I Wish I’d Written: Mike Rosen
Mike Rosen on Refugee Boy that takes us right back to what books are for…
When I talk with teachers and children about writing, I try to make the point over and over again that it should matter. The absurd thing about the last ten years of literacy initiatives is that they have succeeded in creating activities in schools that make literacy important and literature boring. In the face of all this, Benjamin Zephaniah has produced a book that takes us right back to what books are for. Every day the news is full of lies and hysteria about asylum-seekers, refugees, foreigners and immigrants. Politicians who should know better (as opposed to the racist ones who don’t) have pandered to the uninformed by talking about ‘swamping’ and blaming immigrants for the racism they experience. Here, in Refugee Boy, Benjamin takes us on one boy’s journey through the immigration system in this country. It’s a simple idea, simply told with no complicated narrative techniques or purple passages. When the boy is threatened with deportation, the solidarity of a motley teenage crew rally round and the situations he finds himself in, give Benjamin a chance for moments of wry humour at the expense of, say, kids who argue to the death over who’s top dog or funnier still the taste in grunge music of a particular kind of well-meaning white kid.

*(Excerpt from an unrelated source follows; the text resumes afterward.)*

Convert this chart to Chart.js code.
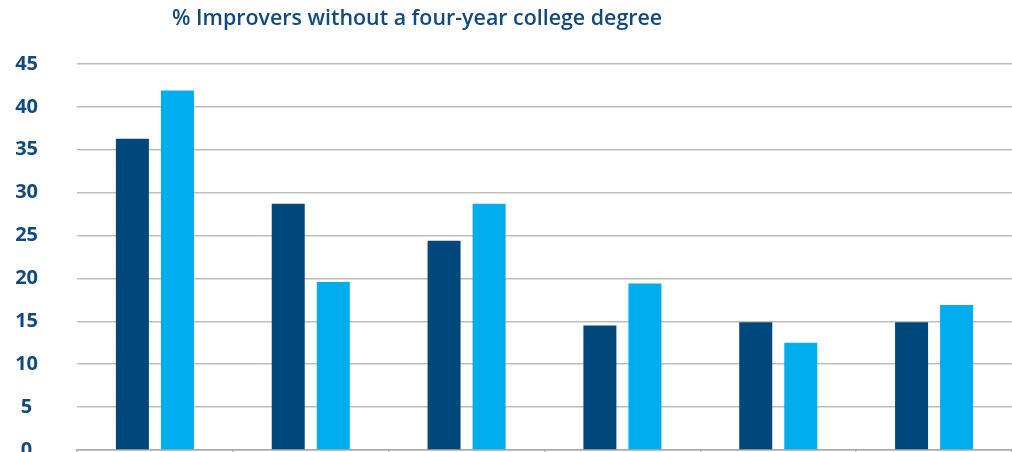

This isn’t a bleak or strident book, its modesty is utterly appropriate to the character of its hero. This is writing that is about now, for now and in now and speaks straight back to the government front bench. I can only hope that no teacher reduces it to worksheets and asks kids questions about what adjectives Benjamin uses.
Benjamin Zephaniah’s Refugee Boy is published by Bloomsbury (0 7475 5086 7, £4.99). Mike Rosen’s latest book is Lovely Old Roly, ill. Priscilla Lamont (Frances Lincoln, 0 7112 1488 3, £10.99).